(Photo credit PIERRE-PHILIPPE MARCOU/AFP via Getty Images)

Samuel Eto’o, ex attaccante di Inter e Barcellona ed attuale presidente della federazione calcio camerunense, è stato intervistato da La Repubblica in merito all’iniziativa da lui organizzata per il prossimo 23 maggio quando a San Siro sarà in campo con alcuni dei più grandi calciatori ed ex calciatori al mondo: Messi, Puyol, Sneijder, Pirlo, Seedorf, Dybala, Totti, Pippo Inzaghi, Shevchenko, Thuram. Il ricavato della serata andrà alla fondazione di Eto’o e a Slums Dunk

Una partita che avrà come protagonisti non solo campioni ma quelli che Eto’o ha definito gli “Eroi dell’Integrazione”. «Non voglio parlare di calcio – ha spiegato Eto’o -, ma di quello che il calcio può fare per favorire integrazione e inclusione. È un mezzo straordinario perché vola sugli ostacoli e parla tutte le lingue. Ho giocato in molti Paesi e da due, Spagna e Italia, sono stato accolto benissimo. Bisogna essere capaci di guardare oltre il pallone, perché tutti noi giocatori abbiamo la possibilità di godere del bello e di apprendere l’arte e la cultura di altri Paesi. Il messaggio è che possiamo vivere insieme, dentro e fuori il campo, rispettandoci, anche se ci sono società che si credono più importanti e che tendono subito ad affermare gerarchie».

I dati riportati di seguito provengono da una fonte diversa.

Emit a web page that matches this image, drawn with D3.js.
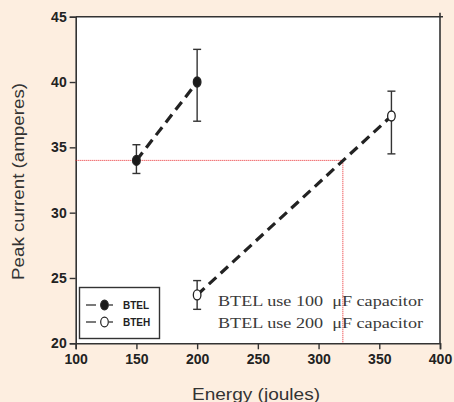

«Ho vissuto e fatto esperienze e credo nella multiculturalità. Lo sport è bello perché ha un ruolo per tutti, e i veri SuperEroi sono quelli che danno esempi di inclusione e di integrazione. Non è che a me il verso della scimmia negli stadi non l’hanno fatto, e ho avuto problemi anche in strada. Però vi dico che l’Italia è il Paese meno razzista d’Europa e forse anche il meno ipocrita. La mia famiglia è rimasta a vivere a Milano, mia moglie ci si trova bene, quelle nello stadio sono minoranze, sporcano l’immagine del Paese, non minimizzo, vanno perseguite, anzi mi chiedo come mai non si sia riusciti a debellare certe brutte manifestazioni. In Inghilterra ce l’hanno fatta. E non parlo solo di punizioni. Bisogna iniziare dai bambini che sono vittime innocenti, e non mollare mai la presa, perché poi gli adolescenti tornano a casa e sentono i grandi fare certi discorsi».

Sull’ingresso dei tifosi nei club, come succede in Inghilterra, l’ex attaccante ha detto: «Sono molto favorevole. Giochiamo per i tifosi. È giusto che siano compartecipi di alcune decisioni. È un modo per dare loro responsabilità e per avviare un dialogo. Io credo che il razzismo vada dibattuto, non ignorato. Meglio dire c’è, è orribile, ma parliamone, senza fare finta di niente. Su che cosa si basa? Su uno sfruttamento anche economico. Prendiamone coscienza».

Per quanto riguarda la sua carica attuale, al vertice della Federcalcio del Camerun: «Sono stato eletto con un programma e l’ho mantenuto scegliendo come ct Rigobert Song, ex giocatore della nazionale, al posto del portoghese Toni Conceiçao. E ci siamo qualificati per i Mondiali. Voglio bene al mio Paese, ne sono appassionato perché come ho sempre detto: vivo in Europa, ma dormo in Africa. Mbappé? Ho detto che è nato a Bordeaux, che è un fenomeno, ma che appunto ha la nazionalità francese. E che quello a cui dobbiamo puntare in Camerun è avere più tesserati e forse troveremo 300 ragazzi su cui lavorare di cui 2-3 possono magari avere qualche dote di Mbappé. Volevo sottolineare che i talenti vanno cercati e cresciuti, oltre che ammirati».

Infine sul conflitto in Ucraina: «Le guerre sono brutte. In Africa ce ne sono tutti i giorni e si conoscono i nomi di chi le fa, ma sembra non importare a nessuno. Però chi scappa dai conflitti africani non è ben accolto o forse non è abbastanza vittima? Eppure l’Europa prende il nostro gas, i nostri diamanti, i nostri prodotti. Lo sport ha una voce forte, sa farsi ascoltare, andare oltre i pregiudizi. Deve sempre accogliere, non allontanare. A Wimbledon sarebbe stato bello far giocare in doppio ucraini e russi insieme per poter dimostrare che la convivenza su questa terra è possibile. Soprattutto se giochiamo insieme, senza costruire false superiorità. Dobbiamo provarci».